API / IaC diff summary

Frontend only

  • web/src/components/WarmupSection.tsx
  • downloadedQuery cache key now includes nodeCount and nodeSku (key prefix blast-databases-warmup), and listDatabases is called with the cluster topology so the backend attaches warmup_plan.
  • New planByName: Map<string, BlastWarmupPlan> index for O(1) lookup; selectedPlan and selectedInfeasible derived state.
  • Select <option> and Warmup <button> consume that state for disabled and title attributes.
  • New advisory block (role="alert" for infeasible / role="note" for advisory) renders message + recommendations.
  • handleStartWarmup short-circuits with a startError when selectedInfeasible is true.

No backend, infra, or test surface changes. The Phase 1 backend already returns warmup_plan whenever cluster topology is supplied.

Validation evidence

$ cd web && npm run build
✓ built in 4.41s
dist/assets/index-C442UjBr.js   671.97 kB │ gzip: 183.17 kB
$ uv run pytest -q api/tests
(unchanged from Phase 1 — no backend code touched in this follow-up)

Live SPA: cluster detail modal opens; the DB Warmup select renders the candidates list; backend /api/blast/databases?...&num_nodes=...& machine_type=... returns warmup_plan per row (verified earlier). The advisory renders only when a DB is actually selected, so the section keeps its previous "empty" appearance until the user picks a candidate.

Hardening review

  • No new dependencies. Pure additions to an existing component.
  • Cache key change is non-breaking. The previous cache entry (no topology suffix) was only consumed inside this component; nothing else keys off ["blast-databases-warmup", ...]. Other pages (Dashboard ClusterItem, BLAST Submit) keep their own cache namespaces.
  • No SAS, no ARM round trip added. Plan computation is server- side and already covered by Phase 1 hardening.
  • XSS safe. All planner strings render through React's text interpolation or the title attribute (browser does not parse title as HTML).
  • Defence in depth. Disabled button is paired with a guard in handleStartWarmup.
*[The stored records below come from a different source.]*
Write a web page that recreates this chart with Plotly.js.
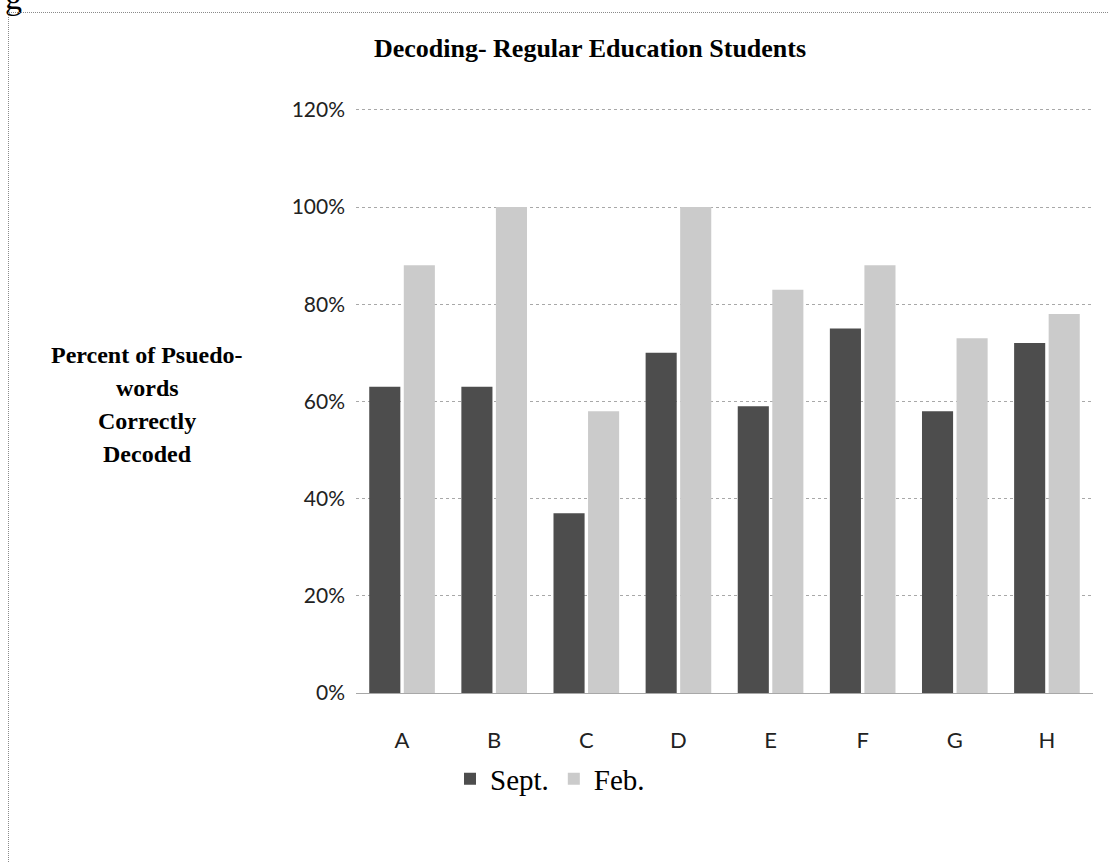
<!DOCTYPE html>
<html>
<head>
<meta charset="utf-8">
<script src="https://cdn.plot.ly/plotly-3.0.1.min.js"></script>
<style>
html,body{margin:0;padding:0;background:#fff;overflow:hidden;}
#chart{position:absolute;left:0;top:0;width:1109px;height:862px;}
#frame{position:absolute;left:8px;top:12px;width:1120px;height:880px;border:1px dotted #8a8a8a;pointer-events:none;}
</style>
</head>
<body>
<div id="chart"></div>
<div id="frame"></div>
<script>
const categories = ["A","B","C","D","E","F","G","H"];
const septValues = [0.63, 0.63, 0.37, 0.70, 0.59, 0.75, 0.58, 0.72];
const febValues  = [0.88, 1.00, 0.58, 1.00, 0.83, 0.88, 0.73, 0.78];
const seriesNames = ["Sept.", "Feb."];
const yTitleLines = ["Percent of Psuedo-", "words", "Correctly", "Decoded"];
const chartTitle = "Decoding- Regular Education Students";

const W = 1109, H = 862;
const mL = 356, mR = 16, mT = 105, mB = 169;
const PW = W - mL - mR, PH = H - mT - mB;
const px = v => (v - mL) / PW;          // pixel x -> paper x
const py = v => (H - mB - v) / PH;      // pixel y -> paper y

const traces = [
  {type:"bar", name:seriesNames[0], x:categories, y:septValues,
   marker:{color:"#4d4d4d"}, hoverinfo:"skip"},
  {type:"bar", name:seriesNames[1], x:categories, y:febValues,
   marker:{color:"#cbcbcb"}, hoverinfo:"skip"}
];

const ann = yTitleLines.map((t,i)=>({
  text:"<b>"+t+"</b>", xref:"paper", yref:"paper",
  x:px(147), y:py(355+i*33), xanchor:"center", yanchor:"middle",
  showarrow:false, font:{family:"Liberation Serif", size:24, color:"#000"}
}));
ann.push({text:"g", xref:"paper", yref:"paper", x:px(3), y:py(-3),
  xanchor:"left", yanchor:"middle", showarrow:false,
  font:{family:"Liberation Serif", size:34, color:"#000"}});

const layout = {
  width:W, height:H,
  margin:{l:mL, r:mR, t:mT, b:mB, pad:0},
  paper_bgcolor:"#fff", plot_bgcolor:"#fff",
  title:{text:"<b>"+chartTitle+"</b>", xref:"container", yref:"container",
    x:590/W, y:1-48/H, xanchor:"center", yanchor:"middle",
    font:{family:"Liberation Serif", size:26, color:"#000"}},
  barmode:"group", bargap:0.25, bargroupgap:0.1,
  xaxis:{type:"category", showgrid:false, showline:false, zeroline:false,
    ticks:"", ticklabelstandoff:32,
    tickfont:{family:"Lato", size:22, color:"#222"}},
  yaxis:{range:[0,1.21], tickvals:[0,0.2,0.4,0.6,0.8,1.0,1.2], tickformat:".0%",
    showgrid:true, gridcolor:"#a8a8a8", griddash:"dot", gridwidth:1,
    zeroline:true, zerolinecolor:"#a8a8a8", zerolinewidth:1,
    showline:false, ticks:"", ticklabelstandoff:10,
    tickfont:{family:"Lato", size:21, color:"#222"}},
  showlegend:true,
  legend:{orientation:"h", xref:"container", yref:"container",
    x:450/W, y:1-779/H, xanchor:"left", yanchor:"middle",
    font:{family:"Liberation Serif", size:29, color:"#000"},
    itemwidth:30, tracegroupgap:0, bgcolor:"rgba(0,0,0,0)"},
  annotations:ann
};

Plotly.newPlot("chart", traces, layout, {staticPlot:true, displayModeBar:false});
</script>
</body>
</html>
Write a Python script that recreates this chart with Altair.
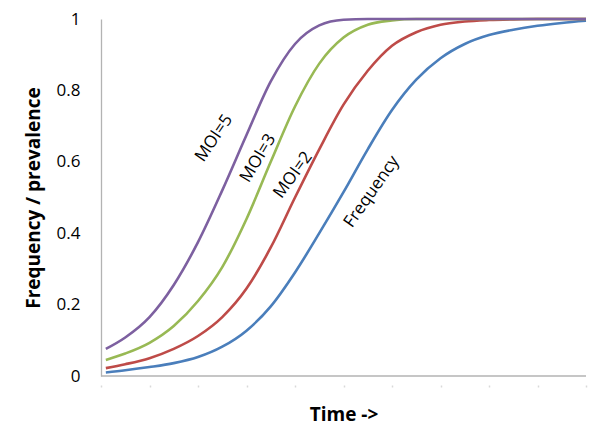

A future malicious / scripted caller would also be rejected by the backend orchestrator's own preflight, so this is purely a UX guard.

Follow-ups (unchanged from Phase 1)

  • Phase 2 — actual vmtouch DaemonSet (Celery task), gated by a server-side preflight that re-runs the planner.
  • Phase 3 — per-DB × stage matrix view on the AKS card.
  • ComputeSection — wire the same plan signal into the BLAST submit page once the precision-sharding rework in the sibling session lands. The plan should at minimum render an inline warning when the user picks a DB whose warmup would refuse on the cluster they selected; whether it should hard-block submit is a product decision (the BLAST job will still run, just much slower).